**Your task**.
Copy out every line containing the word "seaborn".

•••••

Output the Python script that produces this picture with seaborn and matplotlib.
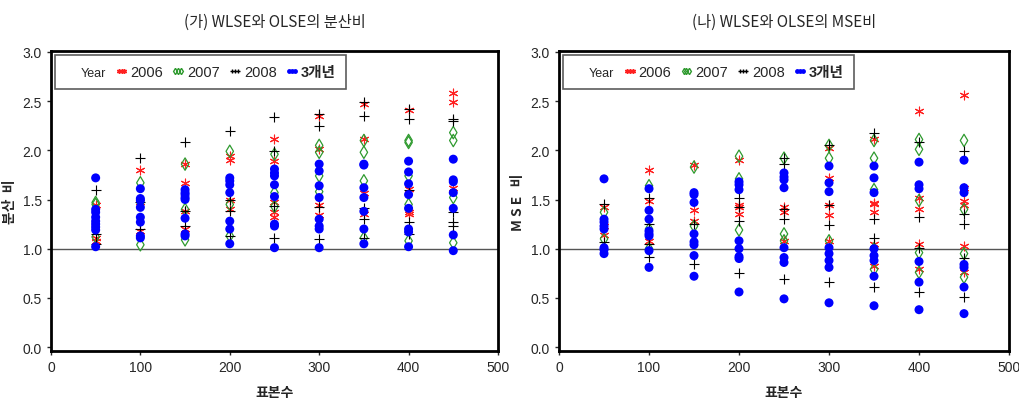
import matplotlib
matplotlib.use('Agg')
import matplotlib.pyplot as plt
from matplotlib.lines import Line2D
import pandas as pd
import seaborn as sns

sns.set_theme(style="white")
plt.rcParams['font.family'] = ['Noto Sans CJK KR', 'DejaVu Sans']
narrow = ['Liberation Sans', 'Noto Sans CJK KR']

sample_sizes = [50, 100, 150, 200, 250, 300, 350, 400, 450]
series_names = ["2006", "2007", "2008", "3개년"]

# (가) variance ratio, one list per sample size
var_2006 = [[1.44, 1.11, 1.08], [1.80, 1.47, 1.18], [1.86, 1.67, 1.38, 1.20],
            [1.94, 1.90, 1.50, 1.40], [2.12, 1.89, 1.47, 1.37, 1.32],
            [2.35, 2.01, 1.44, 1.34], [2.47, 2.12, 1.57, 1.35],
            [2.41, 1.61, 1.37, 1.35], [2.58, 2.49, 1.62]]
var_2007 = [[1.47, 1.45, 1.12], [1.67, 1.47, 1.04], [1.86, 1.40, 1.09],
            [1.99, 1.45, 1.13], [1.96, 1.57, 1.43], [2.05, 1.98, 1.74, 1.58],
            [2.10, 1.98, 1.69, 1.11], [2.10, 2.08, 1.74, 1.45, 1.08],
            [2.18, 2.10, 1.52, 1.06]]
var_2008 = [[1.60, 1.15, 1.05], [1.92, 1.47, 1.20], [2.08, 1.38, 1.23],
            [2.20, 1.50, 1.38, 1.13], [2.34, 1.99, 1.43, 1.11],
            [2.37, 2.25, 1.42, 1.10], [2.49, 2.35, 1.41, 1.30, 1.11],
            [2.42, 2.32, 1.60, 1.27, 1.15], [2.32, 2.30, 1.37, 1.27, 1.23]]
var_all = [[1.72, 1.40, 1.37, 1.32, 1.28, 1.25, 1.22, 1.19, 1.02],
           [1.61, 1.51, 1.49, 1.42, 1.32, 1.27, 1.13, 1.11],
           [1.60, 1.57, 1.55, 1.52, 1.50, 1.31, 1.15, 1.13],
           [1.72, 1.69, 1.65, 1.57, 1.28, 1.20, 1.05],
           [1.81, 1.77, 1.74, 1.65, 1.53, 1.25, 1.23, 1.01],
           [1.86, 1.79, 1.64, 1.52, 1.30, 1.23, 1.20, 1.01],
           [1.86, 1.85, 1.62, 1.52, 1.38, 1.20, 1.05],
           [1.89, 1.78, 1.66, 1.55, 1.41, 1.20, 1.17, 1.02],
           [1.91, 1.70, 1.68, 1.57, 1.41, 1.14, 0.98]]

# (나) MSE ratio
mse_2006 = [[1.42, 1.23, 1.14], [1.80, 1.48, 1.08], [1.85, 1.39, 1.28],
            [1.90, 1.44, 1.42, 1.35], [1.42, 1.37, 1.08],
            [2.02, 1.72, 1.44, 1.34, 1.08], [2.12, 1.46, 1.45, 1.37, 1.05, 0.82],
            [2.40, 1.52, 1.40, 1.05, 0.79], [2.56, 1.62, 1.48, 1.44, 1.03, 0.76]]
mse_2007 = [[1.37, 1.10], [1.64, 1.20, 1.00], [1.83, 1.23], [1.94, 1.71, 1.19],
            [1.92, 1.15, 1.08], [2.05, 1.92, 1.08], [2.10, 1.92, 1.60, 1.00, 0.79],
            [2.11, 2.01, 1.49, 0.96, 0.76], [2.10, 1.40, 0.95, 0.71]]
mse_2008 = [[1.45, 1.07], [1.52, 1.25, 1.05, 0.92], [1.25, 0.84],
            [1.52, 1.42, 1.28, 0.75], [1.92, 1.86, 1.40, 1.30, 0.69],
            [2.05, 1.44, 1.24, 0.66], [2.18, 1.30, 1.11, 0.61],
            [2.08, 1.32, 1.01, 0.56], [1.99, 1.35, 1.25, 0.91, 0.51]]
mse_all = [[1.71, 1.30, 1.27, 1.23, 1.20, 1.01, 0.99, 0.95],
           [1.61, 1.39, 1.30, 1.18, 1.15, 1.13, 0.98, 0.81],
           [1.57, 1.55, 1.47, 1.15, 1.07, 1.04, 0.93, 0.72],
           [1.68, 1.65, 1.60, 1.08, 1.00, 0.92, 0.90, 0.56],
           [1.77, 1.73, 1.70, 1.62, 1.01, 0.91, 0.86, 0.49],
           [1.84, 1.67, 1.58, 1.01, 0.95, 0.88, 0.81, 0.45],
           [1.84, 1.72, 1.57, 1.00, 0.93, 0.88, 0.72, 0.42],
           [1.88, 1.65, 1.61, 0.87, 0.66, 0.38],
           [1.90, 1.62, 1.57, 0.84, 0.81, 0.61, 0.34]]


def to_long(series_lists):
    rows = []
    for name, lists in zip(series_names, series_lists):
        for n, vals in zip(sample_sizes, lists):
            for v in vals:
                rows.append({'n': n, 'value': v, 'series': name})
    return pd.DataFrame(rows)


df_var = to_long([var_2006, var_2007, var_2008, var_all])
df_mse = to_long([mse_2006, mse_2007, mse_2008, mse_all])

styles = {
    "2006": dict(marker=(6, 2, 0), color='#ff2020', s=40, linewidth=0.8),
    "2007": dict(marker='d', facecolors='none', edgecolors='#2e9a2e', s=40, linewidth=0.9),
    "2008": dict(marker='+', color='black', s=55, linewidth=0.8),
    "3개년": dict(marker='o', color='#0000ff', s=42, edgecolor='none'),
}

fig = plt.figure(figsize=(10.19, 4.06), dpi=100)
ax1 = fig.add_axes([0.050, 0.133, 0.4387, 0.739])
ax2 = fig.add_axes([0.5486, 0.133, 0.4416, 0.739])

panels = [(ax1, df_var, "(가) WLSE와 OLSE의 분산비", "분산  비"),
          (ax2, df_mse, "(나) WLSE와 OLSE의 MSE비", "M S E   비")]

for ax, data, title, ylab in panels:
    ax.axhline(1.0, color='#555555', linewidth=1.0, zorder=1)
    for name in series_names:
        sub = data[data['series'] == name]
        sns.scatterplot(data=sub, x='n', y='value', ax=ax, legend=False,
                        zorder=3, **styles[name])
    ax.set_xlim(0, 500)
    ax.set_ylim(-0.04, 3.01)
    ax.set_xticks(range(0, 501, 100))
    ax.set_yticks([0.0, 0.5, 1.0, 1.5, 2.0, 2.5, 3.0])
    ax.set_yticklabels([f"{t:.1f}" for t in ax.get_yticks()])
    ax.tick_params(axis='both', labelsize=10, length=3, direction='out',
                   left=True, bottom=True, width=1)
    for lab in ax.get_xticklabels() + ax.get_yticklabels():
        lab.set_family(narrow)
    for sp in ax.spines.values():
        sp.set_linewidth(2)
        sp.set_color('black')
    ax.set_title(title, fontsize=11, pad=18)
    ax.set_xlabel("표본수", fontsize=10, fontweight='bold', labelpad=8)
    ax.set_ylabel(ylab, fontsize=10, fontweight='bold', labelpad=4)

    handles = [Line2D([], [], linestyle='none', marker=None)]
    labels = ["Year"]
    for name in series_names:
        st = styles[name]
        if name == "2007":
            h = Line2D([], [], linestyle='none', marker='d', markerfacecolor='none',
                       markeredgecolor='#2e9a2e', markersize=3.2)
        elif name == "3개년":
            h = Line2D([], [], linestyle='none', marker='o', color='#0000ff',
                       markersize=3.5, markeredgewidth=0)
        else:
            h = Line2D([], [], linestyle='none', marker=st['marker'],
                       color=st['color'], markersize=3.5)
        handles.append(h)
        labels.append(name)
    leg = ax.legend(handles, labels, ncol=5, loc='upper left', numpoints=3,
                    handlelength=1.0, handletextpad=0.1, columnspacing=0.55,
                    prop={'family': narrow, 'size': 10.5},
                    frameon=True, fancybox=False,
                    borderaxespad=0.25, borderpad=0.7)
    leg.get_frame().set_edgecolor('#333333')
    leg.get_frame().set_linewidth(1.2)
    texts = leg.get_texts()
    texts[0].set_fontsize(9)
    texts[-1].set_fontweight('bold')

fig.savefig("out.png", dpi=100)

•••••

**Answer to the task**.
Output the Python script that produces this picture with seaborn and matplotlib.
import seaborn as sns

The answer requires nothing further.